As I reflected upon my life, I began to think about the impact that my family has placed on my life. I particularly began to think about how my life could be more satisfying if I had a different set of people raise me. After a while, I started to yearn for a life where some of my family were of a different character, almost entirely different people by some people definitions. After realizing these feelings, I started to wonder if I was abnormal. So, I decided to go and ask my closest friends if they shared the same feelings as I. So...do you?
And by change, that could be anything. Physical changes, mental changes, emotional changes, religious changes, financial changes, etc. (Though I'm personally interested in mental and emotional changes). And by family members, I mean any family member. Brother, sister, mom, dad, aunt, uncle, etc.
If I was given the oppurtunity to drastically change my family members, I'd take advantage of it without hesitation. I would change probably every member in my family to be more open-minded, more considerate, and less judgemental (I won't give any examples for privacy purposes). My family members are the epitome of narrow-mindedness. They religiously follow societal norm without question all while ridiculing any who don't (i.e: me). It sometimes seems like they don't even have the intellectual capacity to make decisions and simply react based on what society deems appropriate. I fucking hate it man! Sometimes, I feel like killing someone just to make them question my actions and maybe have a complex thought. (okay maybe not killing someone, but something to get them to think for themselves)

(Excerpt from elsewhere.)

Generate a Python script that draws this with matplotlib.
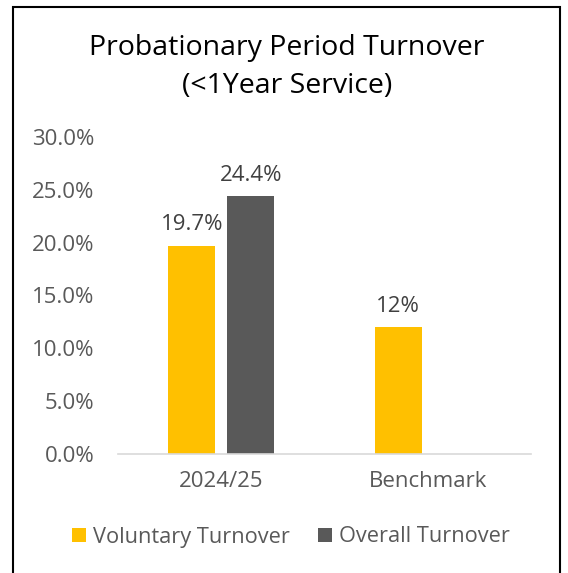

I've tried opening them up to accepting new ideas, but every time I try, I'm either ignored or laughed at (sometimes both) and I'm always met with a "you're weird" look. Sometimes, I'm even met with hostility if the topic is sensitive enough. One time, I TOYED with the idea of there not being a god and I thought my family hated me (You would have too if you saw their reactions). Even with all this, I still occasionally try introducing them to new ideas, even though I know I'll be ridiculed. Most of the time though, I decide to stay quiet around my family since I know they won't consider anything I say; they already have subconcsious, pre-set reactions to whatever comes out of my mouth. Seriously, their like fucking robots or zombies (or robot zombies) instead of humans. It's gotten to the point where I can predict their reactions to nealy most external stimuli. I sometimes wish I could just trade in my family members for completely different people.
To be fair though, my family is no more narrow-minded than the average person. In fact, they may be better than average. It's just that it becomes a bit depressing when you know you can't express your deep feelings with the people you see most. There average person is no better though, but that's more reason for me to have someone in my family to talk to considering most of humanity can't process a new idea.
With all this in mind, I always wonder how I shaped into the person I am today. It really baffles my mind how I am so different from the rest of my family. I don't know, the development of my personality probably dates back to when I was very young, before my memory can go. They did a very good job raising me though. I'm an excellent person, in my opinion obviously. I just wish they weren't so discouraging to open expression and new ideas. That's why I wish they were different. Not just small traits, I wish I could change the core of their character. Oh well, I guess you gotta live with what you got.
But then again, who am I to say whether I'm any better than my family? No one, I guess. Just giving my feelings.
What about you, VGChartz? If you could (drastically) change the people in your family, would you? I know I would.